The plan is aimed at limiting arbitrary data on-chain after the Bitcoin Core v30 update, but was criticized as “Orwellian” and “an attack on Bitcoin.” However, Dashjr later clarified the language was misinterpreted. Meanwhile, a separate NYDIG report challenged the long-held belief that Bitcoin acts as an inflation hedge, and found instead that its price moves more closely with fluctuations in the US dollar and broader liquidity trends.
Bitcoin Community Divided
A new Bitcoin improvement proposal authored by long-time core developer Luke Dashjr caused widespread outrage across the crypto community, after a section in the document appeared to imply legal consequences for those who reject the proposed soft fork. The proposal was published on Friday, and is the latest flashpoint in the debate between Bitcoin Core and Bitcoin Knots supporters. The debate centers on whether Bitcoin should allow non-financial transactions or restrict data that could contain illicit content.

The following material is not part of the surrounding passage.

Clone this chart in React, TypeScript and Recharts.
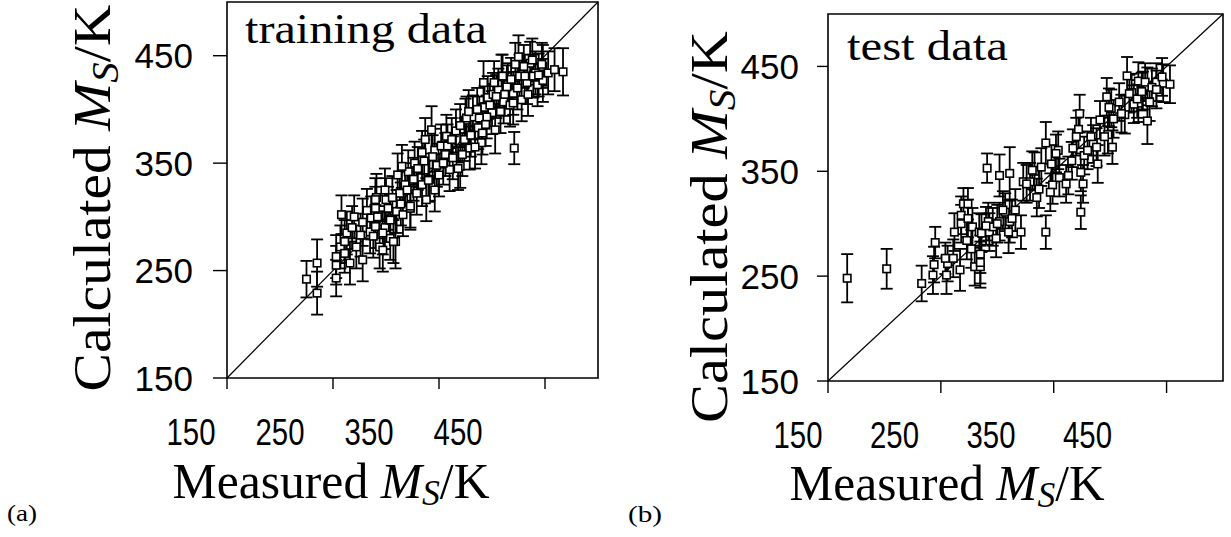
import React from 'react';
import { ScatterChart, Scatter, XAxis, YAxis, ErrorBar, ReferenceLine, ReferenceArea } from 'recharts';

const TICKS = [150, 250, 350, 450];
const DOMAIN: [number, number] = [150, 500];

const trainMeasured = [
  225, 235, 235, 253, 258, 253, 257, 253, 263, 266,
  261, 261, 272, 276, 278, 278, 282, 286, 285, 290,
  291, 290, 294, 299, 297, 300, 304, 304, 309, 310,
  313, 311, 316, 318, 321, 323, 327, 329, 334, 334,
  338, 341, 343, 346, 348, 350, 356, 337, 346, 357,
  363, 370, 375, 379, 382, 387, 390, 391, 393, 396,
  392, 401, 400, 403, 406, 409, 411, 415, 417, 420,
  421, 422, 425, 428, 426, 433, 436, 441, 443, 448,
  448, 453, 459, 467, 360, 368, 376, 384, 395, 404,
  410, 414, 420, 431, 439, 447, 340, 315, 323, 307,
  299, 297, 290, 268, 270, 288, 292, 302, 306, 314,
  320, 326, 330, 336, 344, 352, 358, 362, 366, 370,
  374, 378, 386, 388, 394, 398, 402, 408, 412, 418,
  424, 430, 434, 438, 444, 372, 380, 354,
];
const trainCalculated = [
  242, 257, 229, 243, 302, 263, 272, 255, 285, 257,
  277, 266, 272, 283, 295, 260, 306, 299, 286, 291,
  318, 308, 272, 290, 269, 316, 297, 280, 277, 305,
  322, 339, 302, 330, 342, 308, 350, 322, 360, 330,
  316, 335, 381, 325, 348, 339, 358, 372, 362, 375,
  355, 347, 390, 364, 393, 383, 369, 378, 402, 411,
  425, 414, 397, 381, 418, 431, 407, 423, 404, 415,
  364, 442, 449, 409, 431, 425, 443, 434, 423, 440,
  427, 434, 437, 435, 344, 345, 392, 365, 393, 412,
  431, 421, 406, 431, 431, 442, 334, 347, 310, 277,
  325, 285, 316, 290, 300, 282, 300, 308, 318, 312,
  325, 335, 345, 352, 356, 366, 366, 372, 380, 385,
  372, 398, 400, 392, 386, 404, 425, 398, 414, 428,
  420, 440, 414, 446, 432, 358, 376, 350,
];
const trainError = [
  17, 22, 20, 17, 18, 20, 20, 18, 20, 20,
  20, 18, 20, 20, 22, 20, 20, 20, 20, 20,
  22, 20, 20, 20, 20, 20, 20, 20, 25, 20,
  20, 20, 20, 20, 20, 20, 20, 20, 20, 20,
  20, 20, 22, 20, 20, 20, 20, 20, 20, 20,
  20, 20, 20, 20, 20, 20, 20, 20, 20, 20,
  20, 20, 20, 22, 20, 20, 20, 20, 20, 20,
  15, 20, 20, 20, 20, 20, 20, 20, 20, 20,
  20, 20, 20, 22, 20, 20, 20, 20, 20, 20,
  20, 20, 20, 20, 20, 20, 20, 20, 20, 20,
  20, 20, 20, 20, 20, 20, 20, 20, 20, 20,
  20, 20, 20, 20, 20, 20, 20, 20, 20, 20,
  20, 20, 20, 20, 20, 20, 20, 20, 20, 20,
  20, 20, 20, 20, 20, 20, 20, 20,
];

const testMeasured = [
  167, 202, 233, 245, 244, 243, 255, 256, 254, 261,
  267, 262, 268, 268, 270, 274, 274, 273, 278, 284,
  285, 280, 285, 285, 291, 292, 293, 302, 299, 302,
  307, 311, 311, 316, 310, 321, 323, 329, 333, 335,
  337, 343, 343, 339, 348, 354, 349, 363, 366, 367,
  373, 372, 374, 377, 385, 389, 391, 397, 398, 401,
  402, 408, 413, 415, 419, 425, 429, 433, 433, 441,
  447, 453, 374, 355, 361, 370, 380, 383, 388, 395,
  399, 403, 410, 417, 421, 424, 425, 428, 431, 435,
  437, 441, 446, 376, 331, 326, 347, 352, 296, 300,
  305, 313, 277, 286, 290,
];
const testCalculated = [
  248, 257, 243, 282, 261, 251, 251, 262, 267, 267,
  256, 292, 300, 308, 319, 319, 305, 284, 297, 292,
  271, 259, 259, 263, 353, 302, 292, 346, 286, 302,
  311, 348, 302, 313, 292, 292, 340, 340, 350, 325,
  333, 377, 292, 354, 357, 370, 337, 346, 360, 372,
  405, 390, 349, 365, 376, 357, 399, 421, 385, 410,
  373, 416, 404, 441, 425, 415, 427, 398, 431, 435,
  434, 433, 311, 344, 338, 383, 370, 383, 373, 383,
  411, 400, 405, 424, 414, 419, 436, 426, 435, 416,
  430, 428, 440, 338, 351, 338, 330, 367, 297, 300,
  313, 305, 276, 291, 298,
];
const testError = [
  23, 19, 17, 15, 17, 18, 18, 17, 15, 18,
  20, 18, 18, 18, 15, 15, 18, 18, 18, 18,
  18, 18, 20, 20, 14, 18, 18, 20, 18, 18,
  18, 25, 20, 20, 20, 16, 18, 18, 18, 18,
  18, 20, 16, 18, 18, 18, 18, 18, 18, 18,
  18, 18, 18, 18, 18, 18, 18, 18, 18, 18,
  16, 18, 18, 18, 18, 18, 18, 22, 18, 18,
  18, 18, 16, 18, 18, 18, 18, 18, 18, 18,
  18, 18, 18, 18, 18, 18, 18, 18, 18, 18,
  18, 18, 18, 18, 18, 18, 18, 18, 18, 18,
  18, 18, 18, 18, 18,
];

const build = (xs: number[], ys: number[], es: number[]) =>
  xs.map((x, i) => ({ x, y: ys[i], e: es[i] }));

const trainData = build(trainMeasured, trainCalculated, trainError);
const testData = build(testMeasured, testCalculated, testError);

const SERIF = "'Liberation Serif', 'Times New Roman', serif";
const SANS = "'Liberation Sans', Arial, sans-serif";

const Square = (props: any) => {
  const { cx, cy } = props;
  if (cx == null || cy == null) return <g />;
  return (
    <rect x={cx - 3.75} y={cy - 3.75} width={7.5} height={7.5} fill="#fff" stroke="#000" strokeWidth={1.6} />
  );
};

const makeXTick = (plotLeft: number, shrink: number, shift: number, dy: number) => (props: any) => {
  const { x, y, payload } = props;
  const cx = x - (x - plotLeft) * shrink - shift;
  return (
    <text
      x={cx}
      y={y + dy}
      textAnchor="middle"
      fontFamily={SANS}
      fontSize={36}
      textLength={49}
      lengthAdjust="spacingAndGlyphs"
      fill="#000"
    >
      {payload.value}
    </text>
  );
};

const YTick = (props: any) => {
  const { x, y, payload } = props;
  return (
    <text x={x} y={y + 12.5} textAnchor="end" fontFamily={SANS} fontSize={35} fill="#000">
      {payload.value}
    </text>
  );
};

const XTitle = ({ cx, base, len, tag, tagX, tagBase, tagLen }: any) => (
  <g>
    <text
      x={cx}
      y={base}
      textAnchor="middle"
      fontFamily={SERIF}
      fontSize={50}
      textLength={len}
      lengthAdjust="spacingAndGlyphs"
      fill="#000"
    >
      {'Measured '}
      <tspan fontStyle="italic">M</tspan>
      <tspan fontStyle="italic" fontSize={36} dy={7}>S</tspan>
      <tspan dy={-7}>/K</tspan>
    </text>
    <text
      x={tagX}
      y={tagBase}
      fontFamily={SERIF}
      fontSize={23}
      textLength={tagLen}
      lengthAdjust="spacingAndGlyphs"
      fill="#000"
    >
      {tag}
    </text>
  </g>
);

const YTitle = ({ bx, cy, len }: any) => (
  <text
    transform={`translate(${bx},${cy}) rotate(-90)`}
    textAnchor="middle"
    fontFamily={SERIF}
    fontSize={52}
    textLength={len}
    lengthAdjust="spacingAndGlyphs"
    fill="#000"
  >
    {'Calculated '}
    <tspan fontStyle="italic">M</tspan>
    <tspan fontStyle="italic" fontSize={37} dy={8}>S</tspan>
    <tspan dy={-8}>/K</tspan>
  </text>
);

const Inset = ({ x, base, len, text }: any) => (
  <text
    x={x}
    y={base}
    fontFamily={SERIF}
    fontSize={43}
    textLength={len}
    lengthAdjust="spacingAndGlyphs"
    fill="#000"
  >
    {text}
  </text>
);

const tickLine = { stroke: '#000', strokeWidth: 1.4 };

export default function App() {
  return (
    <div style={{ position: 'absolute', left: 0, top: 0, width: 1231, height: 537, background: '#fff' }}>
      <div style={{ position: 'absolute', left: 0, top: 0 }}>
        <ScatterChart width={620} height={537} margin={{ top: 2, right: 22, bottom: 0, left: 0 }}>
          <XAxis
            type="number"
            dataKey="x"
            domain={DOMAIN}
            ticks={TICKS}
            interval={0}
            allowDataOverflow
            height={159}
            tickSize={11}
            tickMargin={0}
            axisLine={false}
            tickLine={tickLine}
            tick={makeXTick(227, 0.16, 36, 56)}
            label={() => (
              <XTitle cx={331} base={498} len={317} tag="(a)" tagX={7} tagBase={521} tagLen={30} />
            )}
          />
          <YAxis
            type="number"
            dataKey="y"
            domain={DOMAIN}
            ticks={TICKS}
            interval={0}
            allowDataOverflow
            width={227}
            tickSize={14}
            tickMargin={20}
            axisLine={false}
            tickLine={tickLine}
            tick={YTick}
            label={() => <YTitle bx={110} cy={198} len={387} />}
          />
          <ReferenceArea
            x1={150}
            x2={500}
            y1={150}
            y2={500}
            fill="none"
            fillOpacity={0}
            stroke="#000"
            strokeWidth={1.6}
            label={() => <Inset x={245} base={43} len={242} text="training data" />}
          />
          <ReferenceLine segment={[{ x: 150, y: 150 }, { x: 500, y: 500 }]} stroke="#000" strokeWidth={1.2} />
          <Scatter data={trainData} shape={Square} isAnimationActive={false}>
            <ErrorBar dataKey="e" direction="y" width={6} stroke="#000" strokeWidth={1.8} />
          </Scatter>
        </ScatterChart>
      </div>
      <div style={{ position: 'absolute', left: 620, top: 0 }}>
        <ScatterChart width={611} height={537} margin={{ top: 14, right: 8, bottom: 0, left: 0 }}>
          <XAxis
            type="number"
            dataKey="x"
            domain={DOMAIN}
            ticks={TICKS}
            interval={0}
            allowDataOverflow
            height={156}
            tickSize={12}
            tickMargin={0}
            axisLine={false}
            tickLine={tickLine}
            tick={makeXTick(208, 0.145, 30, 55)}
            label={() => (
              <XTitle cx={327} base={500} len={315} tag="(b)" tagX={8} tagBase={522} tagLen={34} />
            )}
          />
          <YAxis
            type="number"
            dataKey="y"
            domain={DOMAIN}
            ticks={TICKS}
            interval={0}
            allowDataOverflow
            width={208}
            tickSize={11}
            tickMargin={18}
            axisLine={false}
            tickLine={tickLine}
            tick={YTick}
            label={() => <YTitle bx={107} cy={227} len={392} />}
          />
          <ReferenceArea
            x1={150}
            x2={500}
            y1={150}
            y2={500}
            fill="none"
            fillOpacity={0}
            stroke="#000"
            strokeWidth={1.6}
            label={() => <Inset x={227} base={60} len={161} text="test data" />}
          />
          <ReferenceLine segment={[{ x: 150, y: 150 }, { x: 500, y: 500 }]} stroke="#000" strokeWidth={1.2} />
          <Scatter data={testData} shape={Square} isAnimationActive={false}>
            <ErrorBar dataKey="e" direction="y" width={6} stroke="#000" strokeWidth={1.8} />
          </Scatter>
        </ScatterChart>
      </div>
    </div>
  );
}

The goal of the proposed soft fork is to limit the amount of arbitrary data stored in Bitcoin transactions for one year, until a permanent solution can be introduced. This move comes amid concerns that the latest Bitcoin Core v30 update, which allows larger data payloads, could enable malicious users to embed illegal or immoral content on-chain — potentially exposing network participants to criminal liability.
However, controversy erupted over the proposal’s language in lines 261 to 272, where it states that “there is a moral and legal impediment to any attempt to reject this soft fork,” followed by a note that rejecting it “may subject you to legal or moral consequences” or result in “splitting off to a new altcoin like Bcash.”
Critics quickly accused Dashjr of trying to coerce the community through fear of legal repercussions. Bitcoin educator and systems engineer Bam called the wording “Orwellian,” and compared it to a dystopian overreach.
Software engineer Ben Kaufman described it as “the most clear case of an attack on Bitcoin.” Canadian cryptographer Peter Todd shared screenshots suggesting Dashjr was relying on the threat of legal pressure to ensure adoption. Galaxy Digital’s Alex Thorn also called the move “explicitly an attack on Bitcoin.”
Others, however, argue that the section has been misinterpreted. They claim it refers to the risk of being complicit in hosting illegal content should the fork not be adopted, rather than a direct legal threat.
Dashjr himself clarified that the wording originated from an earlier draft and said it might need more clarification. Still, even if the fork moves forward, Todd claims to have already bypassed its proposed restrictions, suggesting the technical fix may not be effective. BitMEX Research also warned that the proposal could inadvertently create economic incentives for bad actors to post illegal content on-chain in order to disrupt the network.
Bitcoin’s Real Driver Is Dollar Weakness
In other Bitcoin-related news, Bitcoin’s reputation as an inflation hedge is being challenged by new research from NYDIG, which suggests that inflation itself has little influence on the cryptocurrency’s price. Instead, the report argues that Bitcoin tends to rise when the US dollar weakens, much like gold.
Greg Cipolaro, NYDIG’s global head of research, said in a note on Friday that while the crypto community often portrays Bitcoin as “digital gold,” the data simply doesn’t support a strong or consistent link between inflation and Bitcoin’s performance.
Cipolaro explained that Bitcoin’s correlations with inflationary measures are neither steady nor particularly strong, and that expectations of inflation are only a slightly better predictor of Bitcoin’s price movements. Interestingly, he added that even gold, which has long been considered the ultimate inflation hedge, doesn’t live up to that label. In fact, gold has shown an inverse and inconsistent relationship with inflation over time, a finding that Cipolaro described as “surprising for an inflation protection hedge.”
(Source: NYDIG)
What seems to matter more for both Bitcoin and gold, according to NYDIG, is the strength of the US dollar. As the dollar weakens against other currencies, both assets tend to rise. Cipolaro explained that while gold’s inverse correlation to the dollar is long established, Bitcoin’s relationship is newer but growing stronger as it becomes more integrated into the traditional financial ecosystem.
(Source: NYDIG)
He also pointed out that broader macroeconomic factors like interest rates and the money supply have played a more important role in shaping Bitcoin’s price. Historically, gold gained when interest rates fell and declined when they rose. This pattern has now begun to emerge for Bitcoin as well. Similarly, looser monetary policies and expansions in global liquidity generally supported Bitcoin’s upward movements.
Cipolaro concluded that these trends show how Bitcoin has matured into a key player in the global financial landscape. While gold may serve as a hedge against real interest rates, he said, Bitcoin evolved into what he described as a “liquidity barometer,” by reflecting much broader shifts in global economic conditions rather than reacting directly to inflation itself.